Images are not part of the copy; write out the rest of the data exactly as given.
* start SUPPLIED DATA *
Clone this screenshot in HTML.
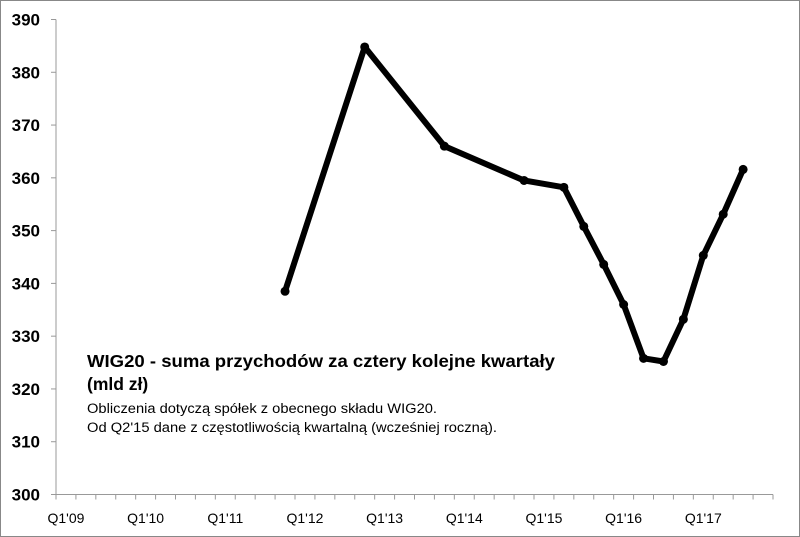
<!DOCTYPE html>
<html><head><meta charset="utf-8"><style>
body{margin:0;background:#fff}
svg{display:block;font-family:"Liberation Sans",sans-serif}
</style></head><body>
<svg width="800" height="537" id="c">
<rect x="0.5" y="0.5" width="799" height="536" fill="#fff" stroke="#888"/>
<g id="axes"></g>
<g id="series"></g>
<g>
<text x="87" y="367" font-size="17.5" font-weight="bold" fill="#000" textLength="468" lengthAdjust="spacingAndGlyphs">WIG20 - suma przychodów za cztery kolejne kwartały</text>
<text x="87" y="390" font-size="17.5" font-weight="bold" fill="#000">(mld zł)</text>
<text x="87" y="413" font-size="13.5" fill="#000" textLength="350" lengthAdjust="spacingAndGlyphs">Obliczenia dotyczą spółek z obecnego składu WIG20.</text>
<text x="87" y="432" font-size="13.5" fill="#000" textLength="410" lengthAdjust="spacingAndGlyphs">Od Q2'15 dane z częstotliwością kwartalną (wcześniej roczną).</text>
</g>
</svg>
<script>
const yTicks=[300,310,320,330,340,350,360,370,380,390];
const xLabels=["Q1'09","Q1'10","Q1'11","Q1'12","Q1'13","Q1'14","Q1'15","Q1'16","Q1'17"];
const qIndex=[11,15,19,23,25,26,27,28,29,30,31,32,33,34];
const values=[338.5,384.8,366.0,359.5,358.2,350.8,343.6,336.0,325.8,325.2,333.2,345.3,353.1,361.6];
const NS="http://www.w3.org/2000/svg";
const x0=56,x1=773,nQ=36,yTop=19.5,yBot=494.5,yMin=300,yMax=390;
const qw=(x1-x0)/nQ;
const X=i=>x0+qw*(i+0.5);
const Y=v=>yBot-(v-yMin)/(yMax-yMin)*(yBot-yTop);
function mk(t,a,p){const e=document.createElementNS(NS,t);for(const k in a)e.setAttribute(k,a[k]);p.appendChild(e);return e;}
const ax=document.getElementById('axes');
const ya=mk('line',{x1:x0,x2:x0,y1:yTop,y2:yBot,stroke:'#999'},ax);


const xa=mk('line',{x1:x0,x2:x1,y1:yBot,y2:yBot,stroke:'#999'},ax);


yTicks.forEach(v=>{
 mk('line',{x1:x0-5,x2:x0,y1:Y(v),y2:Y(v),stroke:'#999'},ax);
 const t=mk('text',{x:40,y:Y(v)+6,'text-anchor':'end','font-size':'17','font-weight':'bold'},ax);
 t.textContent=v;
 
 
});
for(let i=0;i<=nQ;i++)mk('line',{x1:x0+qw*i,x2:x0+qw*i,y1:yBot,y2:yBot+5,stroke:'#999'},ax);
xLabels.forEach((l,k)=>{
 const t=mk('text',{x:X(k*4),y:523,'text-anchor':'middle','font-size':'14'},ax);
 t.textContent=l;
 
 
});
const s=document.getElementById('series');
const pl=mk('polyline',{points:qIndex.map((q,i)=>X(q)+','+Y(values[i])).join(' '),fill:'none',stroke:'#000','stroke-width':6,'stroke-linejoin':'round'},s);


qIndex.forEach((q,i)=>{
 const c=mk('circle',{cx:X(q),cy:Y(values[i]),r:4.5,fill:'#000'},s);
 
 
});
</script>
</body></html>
* end SUPPLIED DATA *
## EXERCISE RESPONSE
Clone this screenshot in HTML.
<!DOCTYPE html>
<html><head><meta charset="utf-8"><style>
body{margin:0;background:#fff}
svg{display:block;font-family:"Liberation Sans",sans-serif}
</style></head><body>
<svg width="800" height="537" id="c">
<rect x="0.5" y="0.5" width="799" height="536" fill="#fff" stroke="#888"/>
<g id="axes"></g>
<g id="series"></g>
<g>
<text x="87" y="367" font-size="17.5" font-weight="bold" fill="#000" textLength="468" lengthAdjust="spacingAndGlyphs">WIG20 - suma przychodów za cztery kolejne kwartały</text>
<text x="87" y="390" font-size="17.5" font-weight="bold" fill="#000">(mld zł)</text>
<text x="87" y="413" font-size="13.5" fill="#000" textLength="350" lengthAdjust="spacingAndGlyphs">Obliczenia dotyczą spółek z obecnego składu WIG20.</text>
<text x="87" y="432" font-size="13.5" fill="#000" textLength="410" lengthAdjust="spacingAndGlyphs">Od Q2'15 dane z częstotliwością kwartalną (wcześniej roczną).</text>
</g>
</svg>
<script>
const yTicks=[300,310,320,330,340,350,360,370,380,390];
const xLabels=["Q1'09","Q1'10","Q1'11","Q1'12","Q1'13","Q1'14","Q1'15","Q1'16","Q1'17"];
const qIndex=[11,15,19,23,25,26,27,28,29,30,31,32,33,34];
const values=[338.5,384.8,366.0,359.5,358.2,350.8,343.6,336.0,325.8,325.2,333.2,345.3,353.1,361.6];
const NS="http://www.w3.org/2000/svg";
const x0=56,x1=773,nQ=36,yTop=19.5,yBot=494.5,yMin=300,yMax=390;
const qw=(x1-x0)/nQ;
const X=i=>x0+qw*(i+0.5);
const Y=v=>yBot-(v-yMin)/(yMax-yMin)*(yBot-yTop);
function mk(t,a,p){const e=document.createElementNS(NS,t);for(const k in a)e.setAttribute(k,a[k]);p.appendChild(e);return e;}
const ax=document.getElementById('axes');
const ya=mk('line',{x1:x0,x2:x0,y1:yTop,y2:yBot,stroke:'#999'},ax);


const xa=mk('line',{x1:x0,x2:x1,y1:yBot,y2:yBot,stroke:'#999'},ax);


yTicks.forEach(v=>{
 mk('line',{x1:x0-5,x2:x0,y1:Y(v),y2:Y(v),stroke:'#999'},ax);
 const t=mk('text',{x:40,y:Y(v)+6,'text-anchor':'end','font-size':'17','font-weight':'bold'},ax);
 t.textContent=v;
 
 
});
for(let i=0;i<=nQ;i++)mk('line',{x1:x0+qw*i,x2:x0+qw*i,y1:yBot,y2:yBot+5,stroke:'#999'},ax);
xLabels.forEach((l,k)=>{
 const t=mk('text',{x:X(k*4),y:523,'text-anchor':'middle','font-size':'14'},ax);
 t.textContent=l;
 
 
});
const s=document.getElementById('series');
const pl=mk('polyline',{points:qIndex.map((q,i)=>X(q)+','+Y(values[i])).join(' '),fill:'none',stroke:'#000','stroke-width':6,'stroke-linejoin':'round'},s);


qIndex.forEach((q,i)=>{
 const c=mk('circle',{cx:X(q),cy:Y(values[i]),r:4.5,fill:'#000'},s);
 
 
});
</script>
</body></html>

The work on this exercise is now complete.